How many of the old songs have survived and found their way into Ladytron's current live set, I wonder? "We've ditched some of the really early stuff now", Hunt tells me. "He Took Her To a Movie mutated so much when we'd do it live, it became this big freak-out. That song made sense in 1998 in terms of what was going on then, but it's not relevant personally to me now. It's still a cool track, but I don't really feel a connection with it at all to be honest. There are a couple tracks from the first album where I think, if we were to make a compilation now, they probably wouldn't be on it, because the threads that connect the four albums together exist elsewhere. There's plenty of it on the first album, but it's more songs like "This Is Our Sound", or "Another Breakfast With You" or "Discotraxx", those are the ones we're more proud of from the early stuff".
Velocifero was recorded in Paris with Ed Banger-affiliated producer Busy P, although it is stands out defiantly from the trendy, distortion-heavy techno currently coming out of that city. "We all know Paris quite well", Hunt says, "and it's changed.

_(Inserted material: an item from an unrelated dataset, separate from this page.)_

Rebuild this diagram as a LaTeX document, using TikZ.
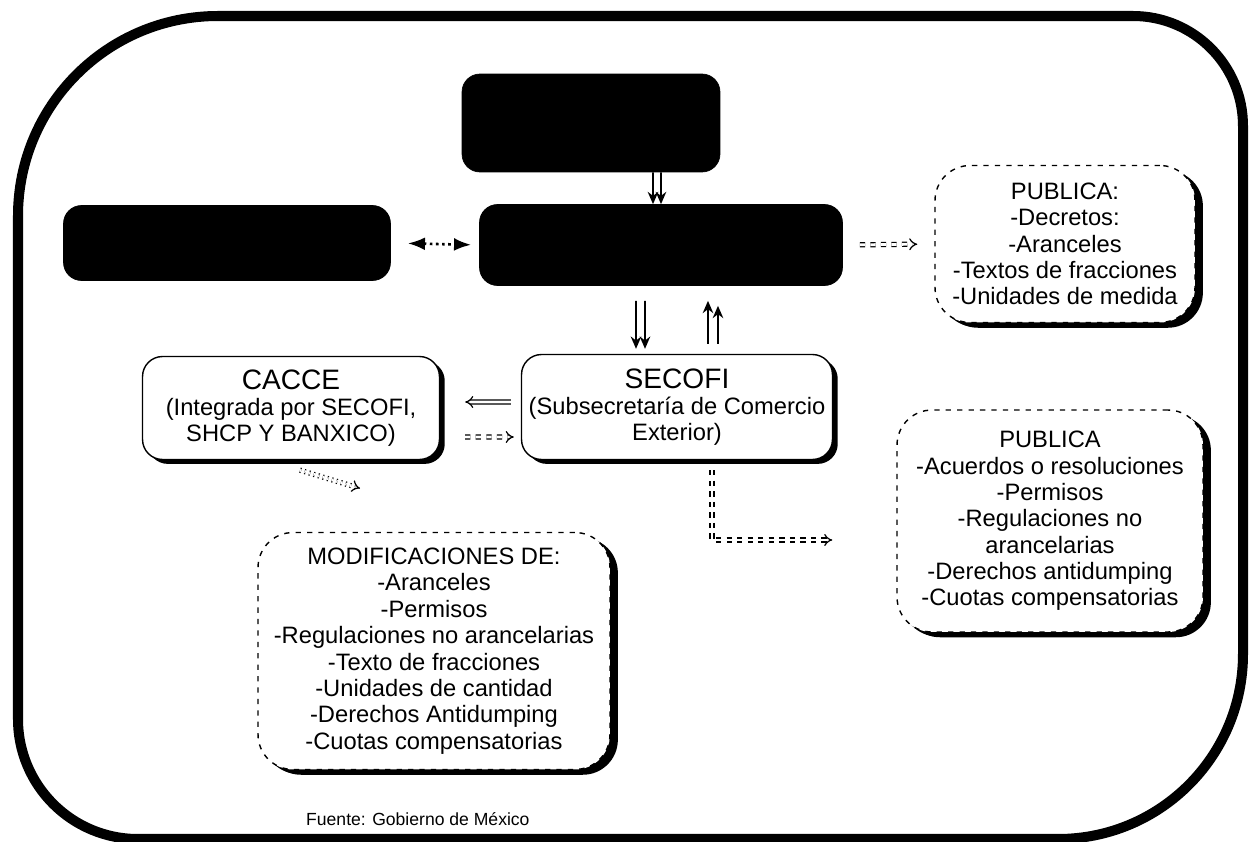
\documentclass[tikz,border=0pt]{standalone}
\usepackage{fontspec}
\setmainfont{Liberation Sans}
\usetikzlibrary{arrows.meta,shadows}
\begin{document}
\begin{tikzpicture}[x=0.02cm,y=-0.02cm]
  \tikzstyle{blackbox}=[rectangle,rounded corners=0.36cm,fill=black,draw=black]
  \tikzstyle{linebox}=[rectangle,rounded corners=0.4cm,draw,fill=white,line width=0.8pt,align=center,
    drop shadow={shadow xshift=3pt,shadow yshift=-2.5pt,fill=black,opacity=1},
    font=\fontsize{13.5}{15}\selectfont]
  \tikzstyle{dashbox}=[linebox,dash pattern=on 3pt off 3.5pt,rounded corners=0.7cm,
    drop shadow={shadow xshift=4.5pt,shadow yshift=-3pt,fill=black,opacity=1}]
  \tikzstyle{single}=[line width=1pt,-{Stealth[length=7pt,width=6pt]}]
  \tikzstyle{dbl}=[double,double distance=1.6pt,line width=0.7pt,-{Implies}]
  \useasboundingbox (0,0) rectangle (1249,842);
  \draw[line width=5.7pt] (18,420) [rounded corners=4cm] -- (18,16) -- (640,16)
    [rounded corners=2.2cm] -- (1243,16) -- (1243,450)
    [rounded corners=3.7cm] -- (1243,839) -- (640,839)
    [rounded corners=2.4cm] -- (18,839) -- cycle;

  \node[blackbox,minimum width=5.16cm,minimum height=1.96cm] (topbox) at (591,123) {};
  \node[blackbox,minimum width=7.26cm,minimum height=1.62cm] (midbox) at (661,245) {};
  \node[blackbox,minimum width=6.54cm,minimum height=1.5cm] (sidebox) at (227,243) {};
  \node[dashbox,minimum width=5.2cm,minimum height=3.14cm] (pubA) at (1065,244)
    {PUBLICA:\\-Decretos:\\-Aranceles\\-Textos de fracciones\\-Unidades de medida};
  \node[linebox,minimum width=5.94cm,minimum height=2.06cm] (cacce) at (291,408)
    {{\fontsize{16}{18}\selectfont CACCE}\\(Integrada por SECOFI,\\SHCP Y BANXICO)};
  \node[linebox,minimum width=6.22cm,minimum height=2.1cm] (secofi) at (677,407)
    {{\fontsize{16}{18}\selectfont SECOFI}\\(Subsecretaría de Comercio\\Exterior)};
  \node[dashbox,minimum width=6.12cm,minimum height=4.44cm] (pubB) at (1050,521)
    {PUBLICA\\-Acuerdos o resoluciones\\-Permisos\\-Regulaciones no\\arancelarias\\-Derechos antidumping\\-Cuotas compensatorias};
  \node[dashbox,minimum width=7.04cm,minimum height=4.74cm] (modif) at (434,651)
    {MODIFICACIONES DE:\\-Aranceles\\-Permisos\\-Regulaciones no arancelarias\\-Texto de fracciones\\-Unidades de cantidad\\-Derechos Antidumping\\-Cuotas compensatorias};
  \node[anchor=west,font=\fontsize{10}{12}\selectfont] (fuente) at (300,819) {Fuente: Gobierno de México};

  \draw[single] ([xshift=1.24cm]topbox.south) -- ([xshift=-0.16cm]midbox.north);
  \draw[single] ([xshift=1.4cm]topbox.south) -- (midbox.north);
  \draw[dotted,line width=1.5pt,{Latex}-{Latex},shorten <=0.34cm,shorten >=0.16cm] (sidebox.east) -- (midbox.west);
  \draw[dbl,dashed,shorten <=0.34cm,shorten >=0.34cm] (midbox.east) -- (pubA.west);
  \draw[single,shorten <=0.3cm,shorten >=0.1cm] ([xshift=-0.5cm]midbox.south) -- ([xshift=-0.82cm]secofi.north);
  \draw[single,shorten <=0.3cm,shorten >=0.1cm] ([xshift=-0.32cm]midbox.south) -- ([xshift=-0.64cm]secofi.north);
  \draw[single,shorten <=0.2cm,shorten >=0.3cm] ([xshift=0.62cm]secofi.north) -- ([xshift=0.94cm]midbox.south);
  \draw[single,shorten <=0.2cm,shorten >=0.4cm] ([xshift=0.82cm]secofi.north) -- ([xshift=1.14cm]midbox.south);
  \draw[dbl,shorten <=0.2cm,shorten >=0.5cm] ([yshift=0.1cm]secofi.west) -- ([yshift=0.12cm]cacce.east);
  \draw[dbl,dashed,shorten <=0.5cm,shorten >=0.14cm] ([yshift=-0.58cm]cacce.east) -- ([yshift=-0.6cm]secofi.west);
  \draw[dbl,dotted] ([shift={(0.18cm,-0.2cm)}]cacce.south) -- ([shift={(-1.48cm,0.87cm)}]modif.north);
  \draw[dbl,dashed,shorten <=0.2cm,shorten >=1.28cm] ([xshift=0.7cm]secofi.south) |- ([yshift=-0.38cm]pubB.west);
\end{tikzpicture}
\end{document}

Even compared to two years ago, when I spent a lot of time there, it's changed. It's blown up into a dance music capital. That's not the reason we went there, though. When people heard we were working with Vicarious Bliss, they assumed we wanted to make an Ed Banger record, but that's not what we wanted to do. We made that clear from the very start. We wanted to work with him more because he liked us as a band, and understood what we were trying to do. We'd have long conversations about The House of Love, My Bloody Valentine, Stereolab and things like that... there's a common pool of influences there, maybe ones that aren't so apparent".